Population Programmes Crucial for Eradicating Our Poverty, Poor Countries Say

31 March 2009

UNITED NATIONS, New York—The world’s developing countries told a United Nations meeting here on Monday, “the implementation of the ICPD Programme of Action is crucial for the eradication of extreme poverty as well as the achievement of the other Millennium Development Goals.”

Speaking as the Group of 77, the developing countries said, “the goals and objectives set out in the International Conference on Population and Development (ICPD) Programme of Action…provide a comprehensive framework for international development.” The Group of 77, comprising some 130 countries and territories, is the largest grouping of developing nations at the United Nations.
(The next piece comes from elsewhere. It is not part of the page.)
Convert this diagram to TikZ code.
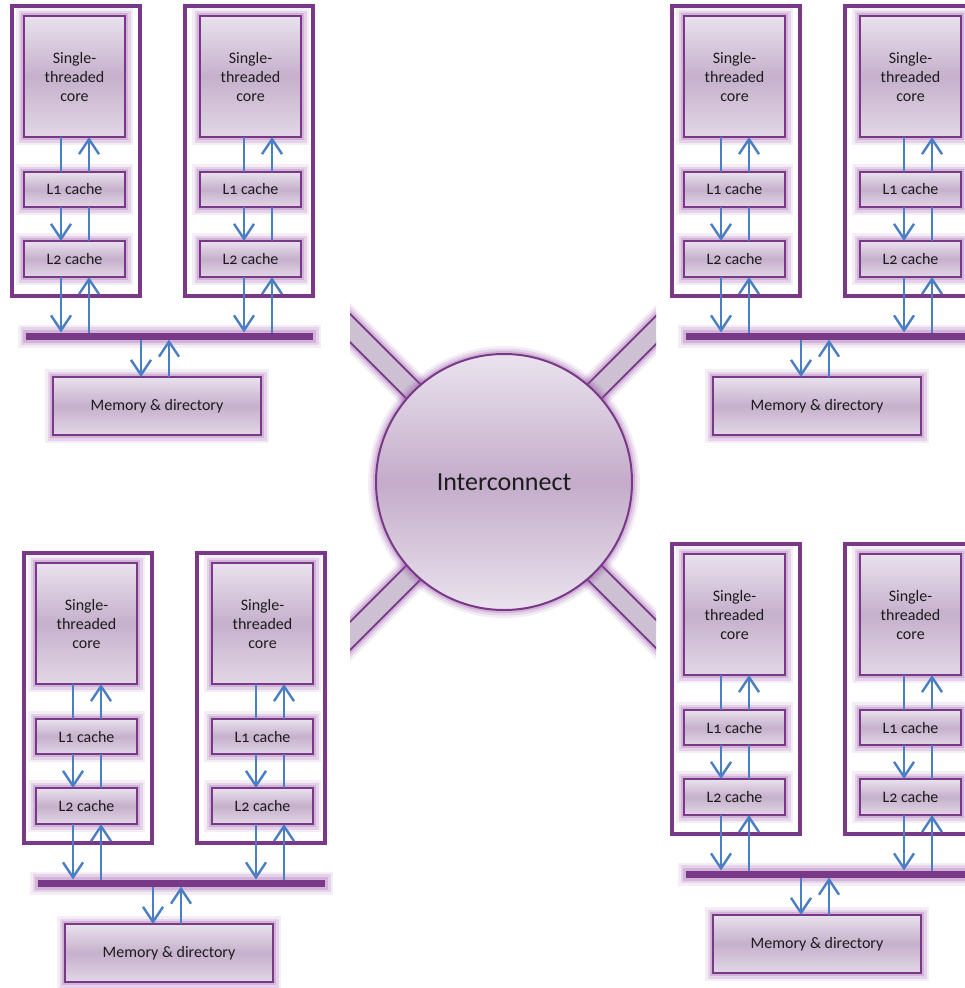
\documentclass[tikz,border=0pt]{standalone}
\usepackage{fontspec}
\setmainfont{Carlito}[Numbers=OldStyle]
\usetikzlibrary{arrows.meta}

\definecolor{edge}{RGB}{122,56,136}
\definecolor{glowc}{RGB}{150,80,165}
\definecolor{fillTop}{RGB}{233,225,237}
\definecolor{fillMid}{RGB}{198,176,204}
\definecolor{fillBot}{RGB}{226,215,230}
\definecolor{hubTop}{RGB}{234,227,238}
\definecolor{hubMid}{RGB}{196,172,202}
\definecolor{link}{RGB}{74,126,194}
\definecolor{pipefill}{RGB}{204,192,210}
\definecolor{txt}{RGB}{28,28,28}

\tikzset{
  glow/.style={
    preaction={draw=glowc, line width=16pt, draw opacity=0.10},
    preaction={draw=glowc, line width=11pt, draw opacity=0.16},
    preaction={draw=glowc, line width=6pt, draw opacity=0.24}},
  blockbox/.style={glow, draw=edge, line width=2.6pt,
    top color=fillTop, bottom color=fillBot, middle color=fillMid,
    text=txt, font=\fontsize{16}{19}\selectfont, align=center,
    inner sep=0pt, outer sep=0pt, anchor=north west},
  enclosure/.style={draw=edge, line width=3.5pt, fill=white,
    inner sep=0pt, outer sep=0pt, anchor=north west,
    minimum width=128pt, minimum height=290pt},
  busbar/.style={glow, fill=edge, inner sep=0pt, outer sep=0pt,
    minimum height=7pt},
  wire/.style={draw=link, line width=2.4pt},
  arr/.style={wire, -{Straight Barb[length=15pt, width=20pt]}},
  pipe/.style={glow, fill=pipefill, draw=edge, line width=1.8pt},
  hub/.style={glow, circle, draw=edge, line width=2pt, minimum size=256pt,
    top color=hubTop, bottom color=hubTop, middle color=hubMid,
    text=txt, font=\fontsize{26}{30}\selectfont, inner sep=0pt}
}

% one processor column: #1 cluster, #2 column, #3 enclosure left,
% #4 block left, #5/#6 x of the two links
\newcommand{\cpucolumn}[6]{%
  \node[enclosure] (#1#2-box) at (#3,6) {};
  \node[blockbox, minimum width=101pt, minimum height=121pt] (#1#2-core) at (#4,16) {Single-\\threaded\\core};
  \node[blockbox, minimum width=101pt, minimum height=35pt] (#1#2-l1) at (#4,172) {L1 cache};
  \node[blockbox, minimum width=101pt, minimum height=36pt] (#1#2-l2) at (#4,241) {L2 cache};
  \coordinate (#1#2-p) at (#5,0);
  \coordinate (#1#2-q) at (#6,0);
  \draw[wire] (#1#2-core.south -| #1#2-p) -- (#1#2-l1.north -| #1#2-p);
  \draw[arr] (#1#2-l1.north -| #1#2-q) -- (#1#2-core.south -| #1#2-q);
  \draw[arr] (#1#2-l1.south -| #1#2-p) -- (#1#2-l2.north -| #1#2-p);
  \draw[wire] (#1#2-l1.south -| #1#2-q) -- (#1#2-l2.north -| #1#2-q);
  \draw[arr] (#1#2-l2.south -| #1#2-p) -- (#1-bus.north -| #1#2-p);
  \draw[arr] (#1-bus.north -| #1#2-q) -- (#1#2-l2.south -| #1#2-q);
}

% one node of the machine: #1 name, #2/#3 shift
\newcommand{\cluster}[3]{%
  \begin{scope}[shift={(#2,#3)}]
    \node[busbar, minimum width=287pt] (#1-bus) at (169.5,336) {};
    \cpucolumn{#1}{a}{12}{24}{61}{89}
    \cpucolumn{#1}{b}{185}{200}{244}{272}
    \node[blockbox, minimum width=208pt, minimum height=58pt] (#1-mem) at (53,377) {Memory \& directory};
    \coordinate (#1-m1) at (141,0);
    \coordinate (#1-m2) at (169,0);
    \draw[arr] (#1-bus.south -| #1-m1) -- (#1-mem.north -| #1-m1);
    \draw[arr] (#1-mem.north -| #1-m2) -- (#1-bus.south -| #1-m2);
  \end{scope}}

\begin{document}
\begin{tikzpicture}[x=1pt, y=-1pt]
  \useasboundingbox (0,0) rectangle (965,988);

  % links of the interconnect, cut off at the sides
  \begin{scope}
    \clip (350,0) rectangle (656,988);
    \foreach \sx/\sy in {1/1, 1/-1, -1/1, -1/-1} {
      \draw[pipe] ({504+7.07*\sy},{482-7.07*\sx})
        -- ({504+240*\sx+7.07*\sy},{482+240*\sy-7.07*\sx})
        -- ({504+240*\sx-7.07*\sy},{482+240*\sy+7.07*\sx})
        -- ({504-7.07*\sy},{482+7.07*\sx}) -- cycle;
    }
  \end{scope}
  \node[hub] (ic) at (504,482) {Interconnect};

  \cluster{tl}{0}{0}
  \cluster{tr}{660}{0}
  \cluster{bl}{12}{547}
  \cluster{br}{660}{538}
\end{tikzpicture}
\end{document}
The developing countries were speaking at Monday’s opening of the United Nations Commission on Population and Development. The Commission is meeting from 30 March to 3 April to underline the ICPD’s contributions to the Millennium Development Goals (MDGs).

“The full implementation of the ICPD Programme of Action has a direct impact on the ability to achieve the MDGs linked to health and social and economic outcomes in the areas of children, mothers, HIV/AIDS, gender, poverty and employment,” the developing countries declared. “In the context of population and development, those MDG targets aimed at reducing by half the proportion of people living in poverty by 2015 and at achieving significant improvement in the lives of at least 100 million slum dwellers, by 2020, are even more significant.”

Family planning’s role in poverty reduction was quantified by an Assistant Director of the Population Division of the United Nations, Philip Guest. “Demographic change alone accounted for a 14 per cent reduction of poverty levels in the developing world during 1960-2000 and could produce an additional 14 per cent reduction during 2000-2015.”

Expressing concern that funding for reproductive health and family planning was below target, the developing nations asked donors to increase financial and technical support.

“If not reversed, the low funding for international family planning threatens to derail our collective efforts to achieve the Millennium Development Goals and especially the target under MDG5 on universal access to reproductive health,” warned Thoraya Ahmed Obaid, Executive Director of UNFPA, the United Nations Population Fund. “Donor assistance for family planning, as a percentage of all population assistance, has decreased from 55 per cent in 1995, totalling $723 million, to a mere 5 per cent in 2007, totalling only $338 million.”

“Today, there are about 200 million women in the developing world with unmet need for effective contraception, and the highest unmet need is in Africa,” said Ms. Obaid. “Now is the time to re-energize voluntary family planning. There is no investment in development that costs so little and brings benefits that are so far-reaching and enormous.”